Nous devons également envisager de réformer notre mécanisme d'élaboration de la loi et de fixation de l'ordre du jour du Parlement. Moins légiférer est une priorité ; contrôler davantage et stabiliser les normes est impératif. Je considère aussi qu'il faut revoir le dispositif des études d'impact : il est anormal qu'elles ne soient exigées ni pour les propositions de loi, ni pour les amendements parlementaires et ni pour ceux du Gouvernement. À ce sujet, depuis que les textes examinés en séance publique sont ceux qui sont issus des commissions, le Gouvernement dépose des amendements de deux sortes : les amendements « normaux » par lesquels il tente de rétablir son texte, et des amendements manoeuvriers de trois pages glissés à l'entrée en séance. Ce dernier procédé, exécrable, ne permet pas un travail législatif sérieux ; nous devons évidemment revoir ce dispositif.

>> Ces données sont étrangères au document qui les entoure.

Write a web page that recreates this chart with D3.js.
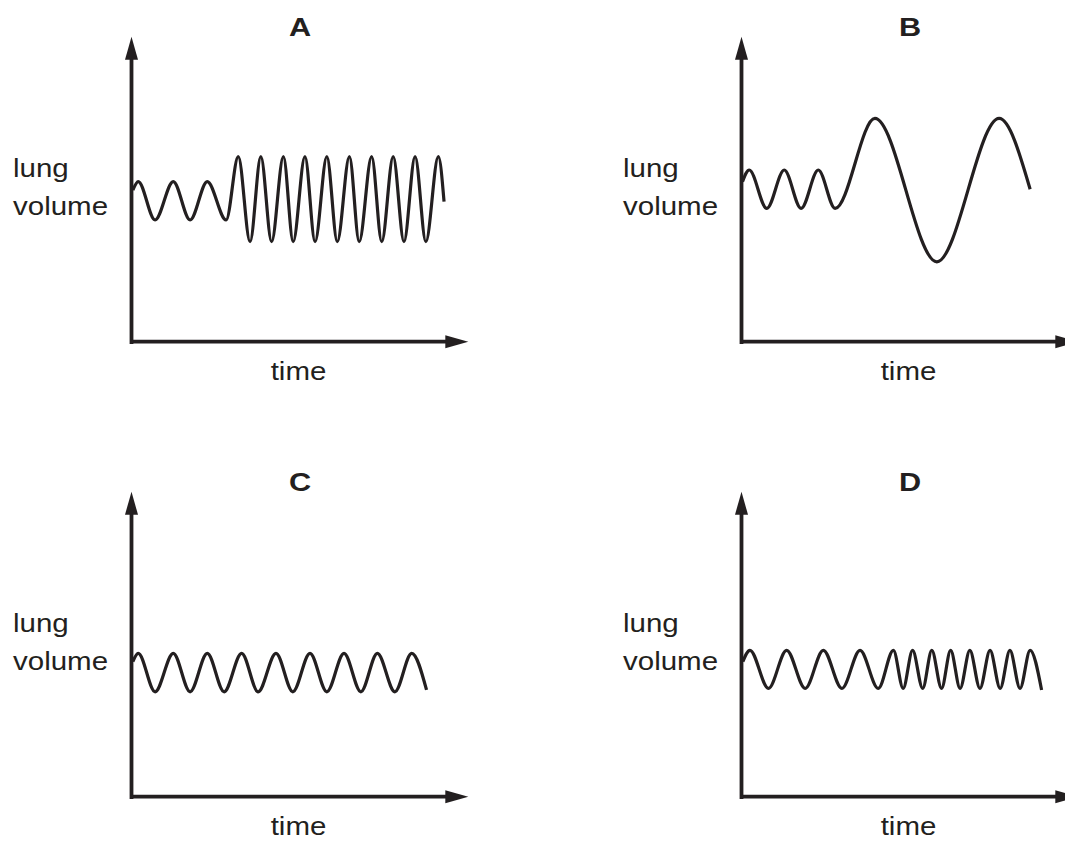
<!DOCTYPE html>
<html><head><meta charset="utf-8">
<script src="https://cdn.jsdelivr.net/npm/d3@7"></script>
<style>html,body{margin:0;padding:0;background:#fff;} svg{display:block}</style>
</head><body>
<svg id="chart" width="1065" height="841"></svg>
<script>
// ---- data (time and lung volume in arbitrary units 0-100) ----
const panelTitles = ["A", "B", "C", "D"];
const yAxisLabel = ["lung", "volume"];
const xAxisLabel = "time";

// turning points of each trace
const timeA   = [0.4, 2.0, 7.0, 12.4, 17.4, 22.5, 28.1, 31.7, 35.2, 38.4, 41.6, 45.1, 48.0, 51.5, 54.5, 58.0, 61.1, 64.7, 67.6, 71.3, 74.3, 77.7, 80.9, 84.2, 87.4, 91.1, 92.8];
const volumeA = [49.7, 52.5, 39.9, 52.5, 39.9, 52.5, 39.9, 60.7, 32.8, 60.7, 32.8, 60.7, 32.8, 60.7, 32.8, 60.7, 32.8, 60.7, 32.8, 60.7, 32.8, 60.7, 32.8, 60.7, 32.8, 60.7, 45.9];

const timeB   = [0.3, 2.3, 7.5, 12.7, 17.7, 22.8, 27.8, 39.6, 58.0, 76.5, 85.7];
const volumeB = [52.5, 56.3, 43.7, 56.3, 43.7, 56.3, 43.7, 73.2, 26.2, 73.2, 50.0];

const timeC   = [0.4, 2.0, 7.0, 12.4, 17.4, 22.5, 27.5, 32.7, 37.6, 42.9, 47.9, 53.0, 58.0, 63.1, 68.1, 73.0, 78.2, 83.2, 87.6];
const volumeC = [44.3, 47.0, 34.4, 47.0, 34.4, 47.0, 34.4, 47.0, 34.4, 47.0, 34.4, 47.0, 34.4, 47.0, 34.4, 47.0, 34.4, 47.0, 35.0];

const timeD   = [0.4, 2.5, 8.0, 13.4, 18.9, 24.3, 29.8, 35.2, 40.6, 45.1, 48.0, 50.8, 53.8, 56.5, 59.4, 62.1, 64.9, 67.8, 70.8, 73.8, 76.8, 79.7, 82.7, 85.7, 89.1];
const volumeD = [44.3, 48.0, 35.5, 48.0, 35.5, 48.0, 35.5, 48.0, 35.5, 48.0, 35.5, 48.0, 35.5, 48.0, 35.5, 48.0, 35.5, 48.0, 35.5, 48.0, 35.5, 48.0, 35.5, 48.0, 35.0];

const series = [[timeA, volumeA], [timeB, volumeB], [timeC, volumeC], [timeD, volumeD]];

// ---- layout ----
const layout = [
  {ox: 131.5, oy: 341.7},
  {ox: 741.5, oy: 341.7},
  {ox: 131.5, oy: 796.7},
  {ox: 741.5, oy: 796.7}
];
const W = 336.8, H = 305;
const ink = "#231f20";
const axW = 3.8, head = 23, hw = 6.5;
const font = "'Liberation Sans', Arial, Helvetica, sans-serif";
const stretch = 1.18;

const svg = d3.select("#chart");
const x = d3.scaleLinear().domain([0, 100]).range([0, W]);
const y = d3.scaleLinear().domain([0, 100]).range([H, 0]);
const line = d3.line().x(d => x(d[0])).y(d => y(d[1])).curve(d3.curveMonotoneX);

panelTitles.forEach((title, i) => {
  const {ox, oy} = layout[i];
  const g = svg.append("g").attr("transform", `translate(${ox},${oy - H})`);

  const xAxisScale = x.copy().range([-axW / 2, x.range()[1] - head + 4]);
  const yAxisScale = y.copy().range([y.range()[0] + axW / 2, y.range()[1] + head - 4]);

  g.append("g").attr("transform", `translate(0,${H - 0.5})`)
    .call(d3.axisBottom(xAxisScale).tickValues([]).tickSizeOuter(0))
    .call(a => a.select(".domain").attr("stroke", ink).attr("stroke-width", axW));
  g.append("g").attr("transform", `translate(-0.5,0)`)
    .call(d3.axisLeft(yAxisScale).tickValues([]).tickSizeOuter(0))
    .call(a => a.select(".domain").attr("stroke", ink).attr("stroke-width", axW));

  // arrow heads
  const xt = x.range()[1], yb = y.range()[0], yt = y.range()[1];
  g.append("path").attr("fill", ink)
    .attr("d", `M${xt},${yb}L${xt - head},${yb - hw}L${xt - head},${yb + hw}Z`);
  g.append("path").attr("fill", ink)
    .attr("d", `M0,${yt}L${-hw},${yt + head}L${hw},${yt + head}Z`);

  // trace
  const [t, v] = series[i];
  g.append("path").datum(d3.zip(t, v))
    .attr("fill", "none").attr("stroke", ink).attr("stroke-width", 3.2)
    .attr("stroke-linejoin", "round")
    .attr("d", line);

  // title
  g.append("text")
    .attr("transform", `translate(168.5,${H - 305.7}) scale(${stretch},1)`)
    .attr("text-anchor", "middle").attr("font-family", font).attr("font-weight", "bold")
    .attr("font-size", 26).attr("fill", ink).text(title);

  // y label
  yAxisLabel.forEach((s, k) => {
    g.append("text")
      .attr("transform", `translate(-118.5,${H - 164.7 + k * 38}) scale(${stretch},1)`)
      .attr("font-family", font).attr("font-size", 25).attr("fill", ink).text(s);
  });

  // x label
  g.append("text")
    .attr("transform", `translate(167,${H + 38.3}) scale(${stretch},1)`)
    .attr("text-anchor", "middle").attr("font-family", font)
    .attr("font-size", 25).attr("fill", ink).text(xAxisLabel);
});
</script>
</body></html>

Le nombre de parlementaires pose des problèmes croissants, que la fin du cumul des mandats rendra plus évidents encore ; un consensus se dessine à ce sujet. Le pays souffre de la prolifération et de l'instabilité des normes. La place du Comité d'évaluation et de contrôle (CEC) de l'Assemblée nationale créé par la réforme de 2008 mérite d'être amplifiée ; j'avais contribué à la prise en compte des avis des citoyens exprimés par le biais de l'Internet et je me félicite que le président Bartolone se penche actuellement sur la question – c'est une nécessité. Enfin, la réglementation communautaire encadre et limite notre capacité à légiférer sur le plan national et les citoyens ne comprennent pas cette situation ; le Parlement doit aussi travailler à combler le fossé qui s'est creusé entre de nombreux citoyens et l'Union européenne.